In an extraordinary decision, Justice Spender of the Federal Court today ruled that Immigration Minister Kevin Andrews’ decision to revoke Mohammed Haneef’s work visa was invalid.

This ruled was reached on extremely technical grounds, truly a triumph of form over substance.

Spender J held that, at the time Andrews’ decision was made, the visa could have been validly cancelled on the available evidence. He also ruled that Andrews did not have any improper purpose. The problem, as the Judge saw it, is that the Minister applied the wrong test. Spender J conceded that the test applied was in accordance with existing law (the decided case of Chan), but Spender J has now decided that Chan was wrong. Had the Minister applied the correct Spender J test, then the revocation would have been valid.
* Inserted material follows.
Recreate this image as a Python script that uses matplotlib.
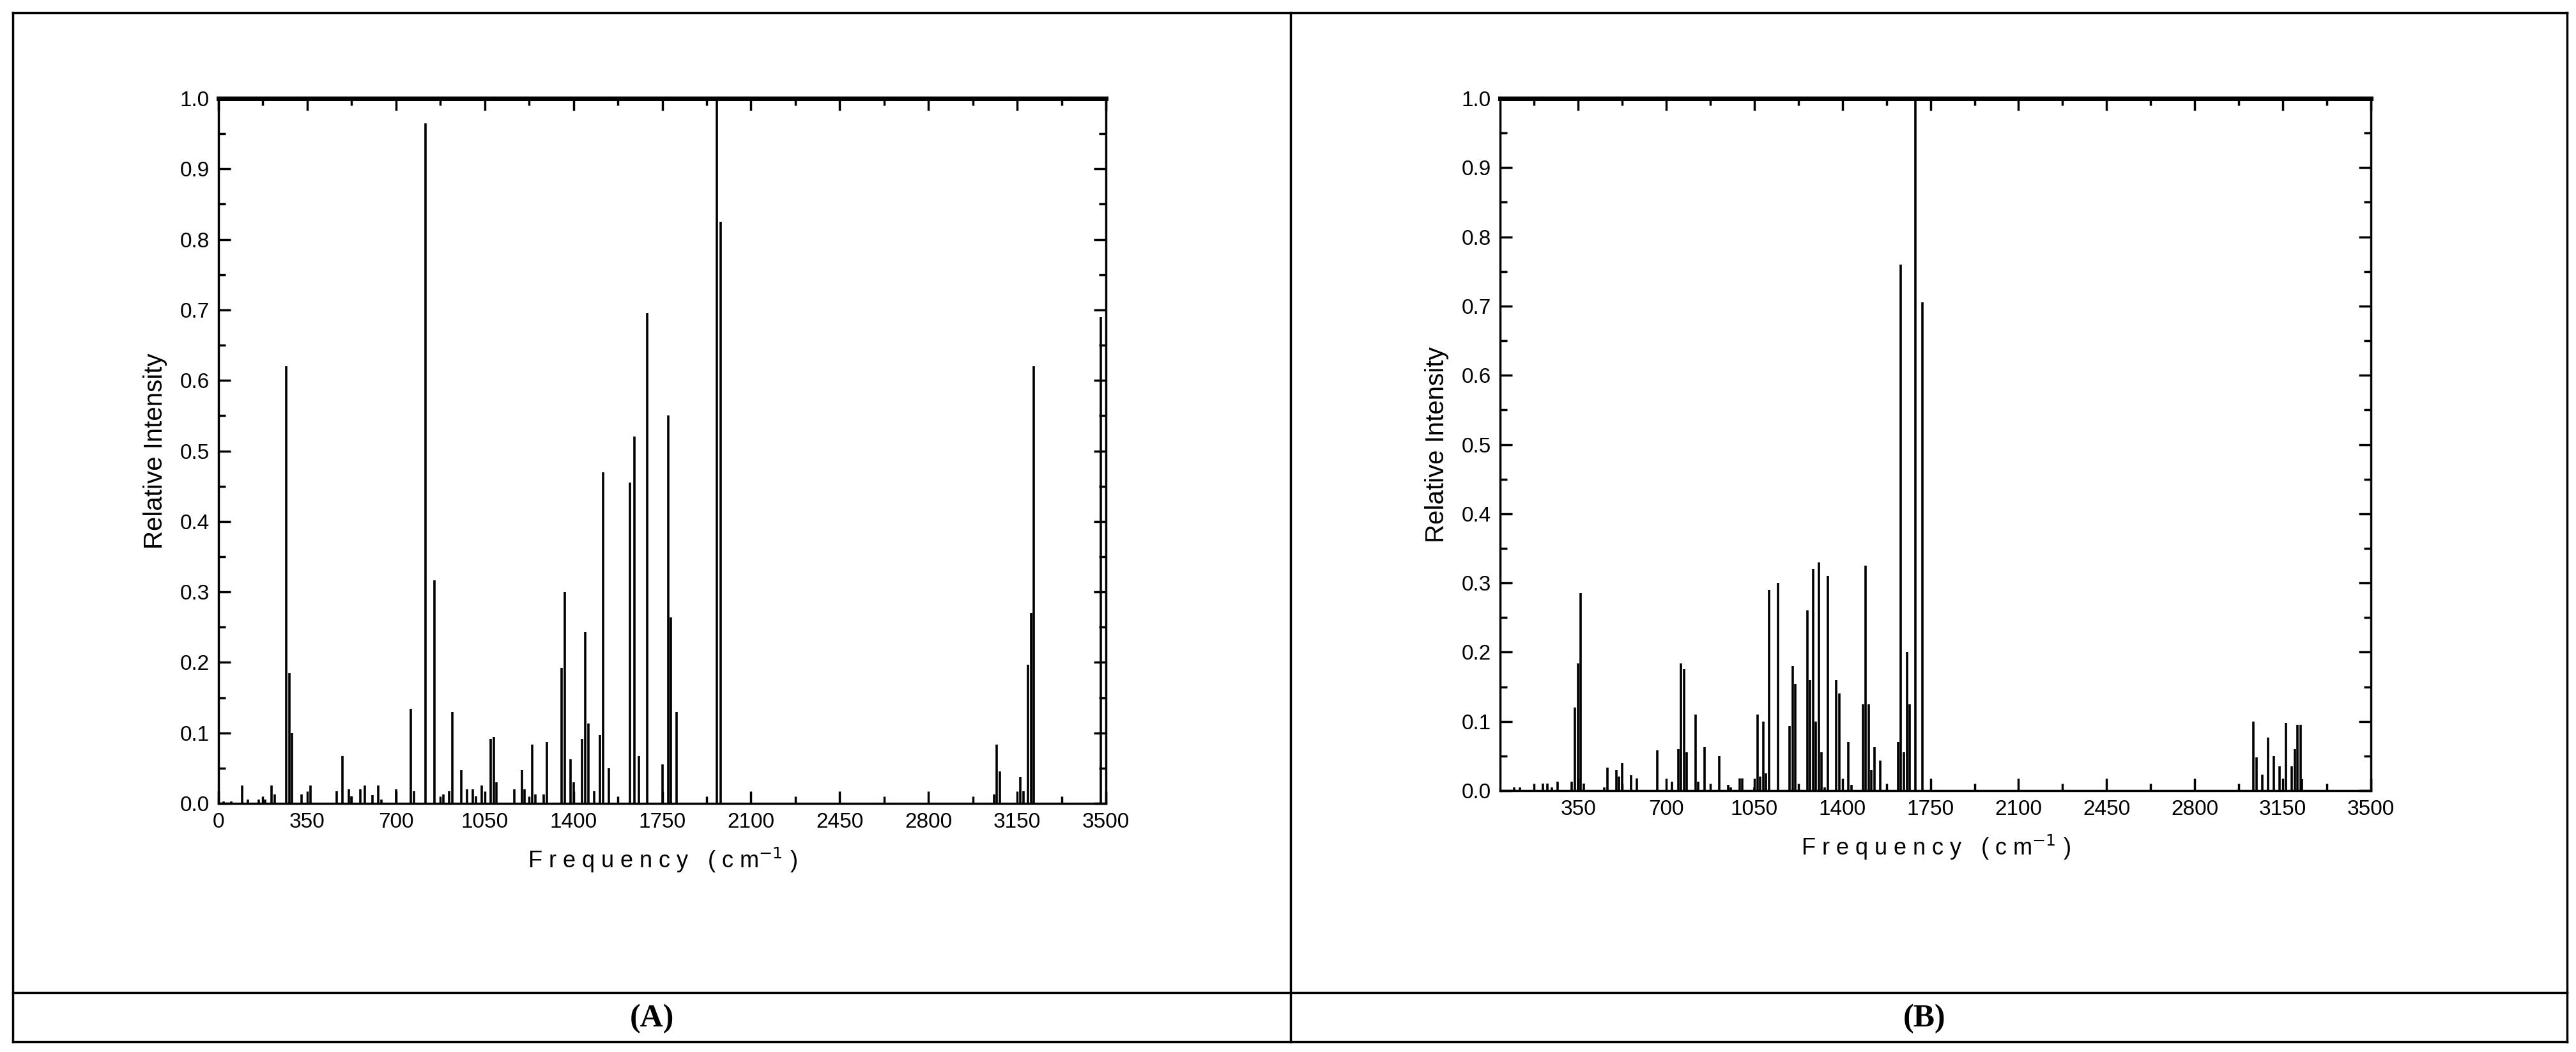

In my opinion, Chan was wrongly decided, and the test which the Minister applied was not the test called for by s 501(6)(b). 

As the result of this misconception as to what the exercise of the statutory power entailed, there was a purported, but not a real exercise of the power conferred by s 501(3). 

As a consequence, the decision is a nullity and s 474 does not apply. 

It follows that there ought to be an order in the nature of certiorari quashing the respondent’s decision made on 16 July 2007 to cancel the applicant’s Subclass 457 Business (Long Stay) (Class UC) visa, and also an order in the nature of prohibition and/or injunction restraining the respondent from acting upon the cancellation of the applicant’s visa. 

The above finding is sufficient to dispose of this application. 

I should however say that there was, on the material that was before the Minister, and of which is also before the Court, that had the Minister applied the correct test for which s 501(6)(b) calls, it would have been open to the Minister to cancel Dr Haneef’s visa.

This is an extraordinary reasoning process which almost seems designed to produce a desired result, regardless of the law.

Spender J was very conscious that he had made earlier remarks which may have led some people to think that he was biased had pre-judged the case. Some weeks ago, when the case first came before Spender J for directions, I [Spender J] raised the suggestion that I had been associated with persons involved in criminal activity, in that I had defended persons charged with murder. … I indicated that I would not pass the character test “on your statement”, because I was a person who had an association with someone else whom the Minister would reasonably suspect had been involved in criminal conduct.

These comments were widely published, and many people (including me) considered this to be a foolish prejudgment of the issues.

Now (at Paragraphs 221-222) Spender J seeks to defend himself from these criticisms: ‘The Socratic dialogue between Bench and Bar, so as to attempt to elucidate the proper construction of the paragraph in question, is a normal incident of a civil trial’ (222)

This decision will be interpreted in political terms. It will be represented as definitive loss for the Howard government. Proper analysis shows that that it is just the decision of one judge (who gave the appearance of having been biased by earlier prejudging the issue).

This decision demonstrates true legal-hairsplitting. The Judge concedes that the decision was for a proper purpose, that the existing law was applied in making the decision and that there was evidence to support a decision to revoke Haneef’s visa. This is also a case involving serious acts of international terrorism. But none of that is enough to save the Government. Spender J overturns the existing law and then rules that as the wrong test was applied, the visa was invalidly revoked.

It is rubbish like this that continues to give the law a bad name.